__Data extract__:

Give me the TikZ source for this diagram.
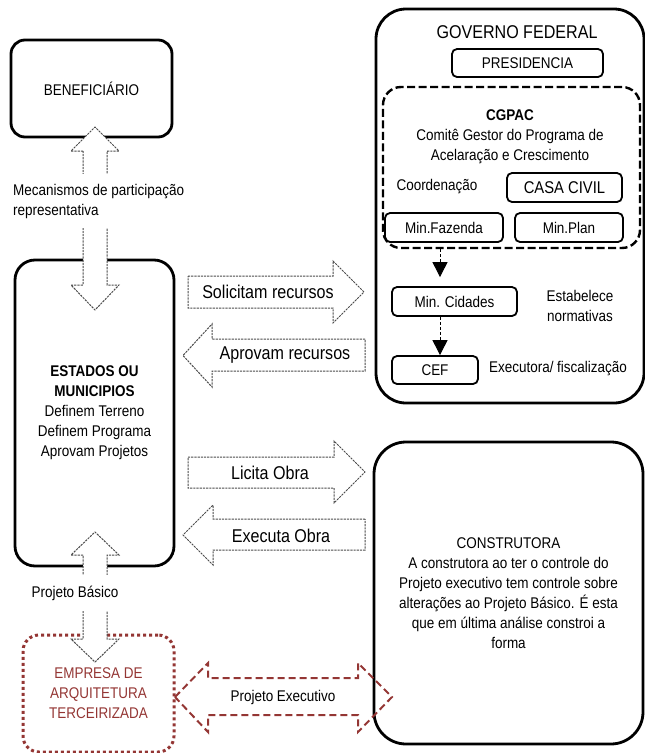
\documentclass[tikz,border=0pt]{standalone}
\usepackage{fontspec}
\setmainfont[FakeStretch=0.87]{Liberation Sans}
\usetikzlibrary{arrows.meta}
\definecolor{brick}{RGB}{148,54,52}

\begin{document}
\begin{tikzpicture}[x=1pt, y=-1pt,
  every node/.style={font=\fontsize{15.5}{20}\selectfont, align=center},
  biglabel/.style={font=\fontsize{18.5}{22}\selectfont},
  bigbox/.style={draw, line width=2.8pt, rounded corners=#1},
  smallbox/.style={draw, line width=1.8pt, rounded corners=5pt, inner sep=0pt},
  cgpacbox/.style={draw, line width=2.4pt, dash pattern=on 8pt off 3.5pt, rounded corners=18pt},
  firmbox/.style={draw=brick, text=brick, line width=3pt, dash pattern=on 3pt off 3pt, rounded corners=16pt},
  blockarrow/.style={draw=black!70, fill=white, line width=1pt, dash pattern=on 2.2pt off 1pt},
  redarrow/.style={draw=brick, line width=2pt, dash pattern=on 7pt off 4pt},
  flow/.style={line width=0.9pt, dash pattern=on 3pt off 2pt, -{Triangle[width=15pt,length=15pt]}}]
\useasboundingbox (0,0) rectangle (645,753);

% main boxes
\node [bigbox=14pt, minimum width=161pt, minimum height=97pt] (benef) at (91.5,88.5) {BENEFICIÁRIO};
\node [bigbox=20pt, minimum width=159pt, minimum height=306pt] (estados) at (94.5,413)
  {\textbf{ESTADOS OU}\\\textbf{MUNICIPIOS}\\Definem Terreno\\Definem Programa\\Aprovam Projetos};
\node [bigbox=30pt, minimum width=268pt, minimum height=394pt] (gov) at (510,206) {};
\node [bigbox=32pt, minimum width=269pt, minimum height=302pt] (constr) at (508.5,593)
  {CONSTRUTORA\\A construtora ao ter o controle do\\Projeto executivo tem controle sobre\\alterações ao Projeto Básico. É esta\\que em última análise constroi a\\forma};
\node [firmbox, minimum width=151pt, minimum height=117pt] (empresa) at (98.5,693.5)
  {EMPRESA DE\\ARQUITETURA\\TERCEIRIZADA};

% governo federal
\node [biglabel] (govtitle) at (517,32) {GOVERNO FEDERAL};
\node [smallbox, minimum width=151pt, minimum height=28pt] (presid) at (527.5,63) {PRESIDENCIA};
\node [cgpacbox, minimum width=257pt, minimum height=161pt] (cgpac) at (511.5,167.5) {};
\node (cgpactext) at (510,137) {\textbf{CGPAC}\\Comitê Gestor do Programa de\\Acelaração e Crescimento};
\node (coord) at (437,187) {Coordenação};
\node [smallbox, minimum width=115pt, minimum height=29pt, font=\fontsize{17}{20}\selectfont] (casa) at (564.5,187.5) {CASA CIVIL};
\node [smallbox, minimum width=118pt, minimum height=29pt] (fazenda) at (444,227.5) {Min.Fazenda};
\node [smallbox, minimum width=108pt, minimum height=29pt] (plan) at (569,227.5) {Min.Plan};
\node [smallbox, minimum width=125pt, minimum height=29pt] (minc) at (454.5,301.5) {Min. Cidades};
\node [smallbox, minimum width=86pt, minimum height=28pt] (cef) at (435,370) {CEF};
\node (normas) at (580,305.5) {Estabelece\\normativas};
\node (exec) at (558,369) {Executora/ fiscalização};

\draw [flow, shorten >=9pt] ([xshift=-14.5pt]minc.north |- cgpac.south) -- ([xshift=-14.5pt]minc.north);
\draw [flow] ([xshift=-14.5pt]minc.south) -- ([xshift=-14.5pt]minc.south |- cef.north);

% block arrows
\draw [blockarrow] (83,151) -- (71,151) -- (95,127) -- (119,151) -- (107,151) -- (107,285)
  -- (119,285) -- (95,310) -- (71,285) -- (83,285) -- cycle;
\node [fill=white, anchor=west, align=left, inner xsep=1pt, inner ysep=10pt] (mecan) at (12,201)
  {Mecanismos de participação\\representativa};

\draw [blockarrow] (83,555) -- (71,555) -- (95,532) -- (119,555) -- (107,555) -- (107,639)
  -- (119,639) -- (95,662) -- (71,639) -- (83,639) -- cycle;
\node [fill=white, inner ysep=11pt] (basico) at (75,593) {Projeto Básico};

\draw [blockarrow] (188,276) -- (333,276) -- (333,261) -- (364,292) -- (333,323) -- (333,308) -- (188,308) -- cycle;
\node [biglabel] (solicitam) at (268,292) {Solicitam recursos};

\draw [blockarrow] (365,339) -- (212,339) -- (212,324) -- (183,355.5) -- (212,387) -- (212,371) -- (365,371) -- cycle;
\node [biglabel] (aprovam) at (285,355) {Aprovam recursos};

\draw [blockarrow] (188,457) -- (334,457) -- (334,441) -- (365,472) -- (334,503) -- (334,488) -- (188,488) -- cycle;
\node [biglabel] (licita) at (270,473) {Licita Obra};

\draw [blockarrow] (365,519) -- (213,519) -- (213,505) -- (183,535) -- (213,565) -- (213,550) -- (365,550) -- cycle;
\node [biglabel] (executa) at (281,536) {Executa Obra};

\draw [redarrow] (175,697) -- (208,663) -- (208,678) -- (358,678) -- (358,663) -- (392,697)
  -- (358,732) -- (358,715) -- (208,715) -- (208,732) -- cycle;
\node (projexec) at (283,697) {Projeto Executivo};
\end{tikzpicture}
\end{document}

__What to produce__:
Omit any images, then output the listing exactly.

__Reply to the exercise__:
Give me the TikZ source for this diagram.
\documentclass[tikz,border=0pt]{standalone}
\usepackage{fontspec}
\setmainfont[FakeStretch=0.87]{Liberation Sans}
\usetikzlibrary{arrows.meta}
\definecolor{brick}{RGB}{148,54,52}

\begin{document}
\begin{tikzpicture}[x=1pt, y=-1pt,
  every node/.style={font=\fontsize{15.5}{20}\selectfont, align=center},
  biglabel/.style={font=\fontsize{18.5}{22}\selectfont},
  bigbox/.style={draw, line width=2.8pt, rounded corners=#1},
  smallbox/.style={draw, line width=1.8pt, rounded corners=5pt, inner sep=0pt},
  cgpacbox/.style={draw, line width=2.4pt, dash pattern=on 8pt off 3.5pt, rounded corners=18pt},
  firmbox/.style={draw=brick, text=brick, line width=3pt, dash pattern=on 3pt off 3pt, rounded corners=16pt},
  blockarrow/.style={draw=black!70, fill=white, line width=1pt, dash pattern=on 2.2pt off 1pt},
  redarrow/.style={draw=brick, line width=2pt, dash pattern=on 7pt off 4pt},
  flow/.style={line width=0.9pt, dash pattern=on 3pt off 2pt, -{Triangle[width=15pt,length=15pt]}}]
\useasboundingbox (0,0) rectangle (645,753);

% main boxes
\node [bigbox=14pt, minimum width=161pt, minimum height=97pt] (benef) at (91.5,88.5) {BENEFICIÁRIO};
\node [bigbox=20pt, minimum width=159pt, minimum height=306pt] (estados) at (94.5,413)
  {\textbf{ESTADOS OU}\\\textbf{MUNICIPIOS}\\Definem Terreno\\Definem Programa\\Aprovam Projetos};
\node [bigbox=30pt, minimum width=268pt, minimum height=394pt] (gov) at (510,206) {};
\node [bigbox=32pt, minimum width=269pt, minimum height=302pt] (constr) at (508.5,593)
  {CONSTRUTORA\\A construtora ao ter o controle do\\Projeto executivo tem controle sobre\\alterações ao Projeto Básico. É esta\\que em última análise constroi a\\forma};
\node [firmbox, minimum width=151pt, minimum height=117pt] (empresa) at (98.5,693.5)
  {EMPRESA DE\\ARQUITETURA\\TERCEIRIZADA};

% governo federal
\node [biglabel] (govtitle) at (517,32) {GOVERNO FEDERAL};
\node [smallbox, minimum width=151pt, minimum height=28pt] (presid) at (527.5,63) {PRESIDENCIA};
\node [cgpacbox, minimum width=257pt, minimum height=161pt] (cgpac) at (511.5,167.5) {};
\node (cgpactext) at (510,137) {\textbf{CGPAC}\\Comitê Gestor do Programa de\\Acelaração e Crescimento};
\node (coord) at (437,187) {Coordenação};
\node [smallbox, minimum width=115pt, minimum height=29pt, font=\fontsize{17}{20}\selectfont] (casa) at (564.5,187.5) {CASA CIVIL};
\node [smallbox, minimum width=118pt, minimum height=29pt] (fazenda) at (444,227.5) {Min.Fazenda};
\node [smallbox, minimum width=108pt, minimum height=29pt] (plan) at (569,227.5) {Min.Plan};
\node [smallbox, minimum width=125pt, minimum height=29pt] (minc) at (454.5,301.5) {Min. Cidades};
\node [smallbox, minimum width=86pt, minimum height=28pt] (cef) at (435,370) {CEF};
\node (normas) at (580,305.5) {Estabelece\\normativas};
\node (exec) at (558,369) {Executora/ fiscalização};

\draw [flow, shorten >=9pt] ([xshift=-14.5pt]minc.north |- cgpac.south) -- ([xshift=-14.5pt]minc.north);
\draw [flow] ([xshift=-14.5pt]minc.south) -- ([xshift=-14.5pt]minc.south |- cef.north);

% block arrows
\draw [blockarrow] (83,151) -- (71,151) -- (95,127) -- (119,151) -- (107,151) -- (107,285)
  -- (119,285) -- (95,310) -- (71,285) -- (83,285) -- cycle;
\node [fill=white, anchor=west, align=left, inner xsep=1pt, inner ysep=10pt] (mecan) at (12,201)
  {Mecanismos de participação\\representativa};

\draw [blockarrow] (83,555) -- (71,555) -- (95,532) -- (119,555) -- (107,555) -- (107,639)
  -- (119,639) -- (95,662) -- (71,639) -- (83,639) -- cycle;
\node [fill=white, inner ysep=11pt] (basico) at (75,593) {Projeto Básico};

\draw [blockarrow] (188,276) -- (333,276) -- (333,261) -- (364,292) -- (333,323) -- (333,308) -- (188,308) -- cycle;
\node [biglabel] (solicitam) at (268,292) {Solicitam recursos};

\draw [blockarrow] (365,339) -- (212,339) -- (212,324) -- (183,355.5) -- (212,387) -- (212,371) -- (365,371) -- cycle;
\node [biglabel] (aprovam) at (285,355) {Aprovam recursos};

\draw [blockarrow] (188,457) -- (334,457) -- (334,441) -- (365,472) -- (334,503) -- (334,488) -- (188,488) -- cycle;
\node [biglabel] (licita) at (270,473) {Licita Obra};

\draw [blockarrow] (365,519) -- (213,519) -- (213,505) -- (183,535) -- (213,565) -- (213,550) -- (365,550) -- cycle;
\node [biglabel] (executa) at (281,536) {Executa Obra};

\draw [redarrow] (175,697) -- (208,663) -- (208,678) -- (358,678) -- (358,663) -- (392,697)
  -- (358,732) -- (358,715) -- (208,715) -- (208,732) -- cycle;
\node (projexec) at (283,697) {Projeto Executivo};
\end{tikzpicture}
\end{document}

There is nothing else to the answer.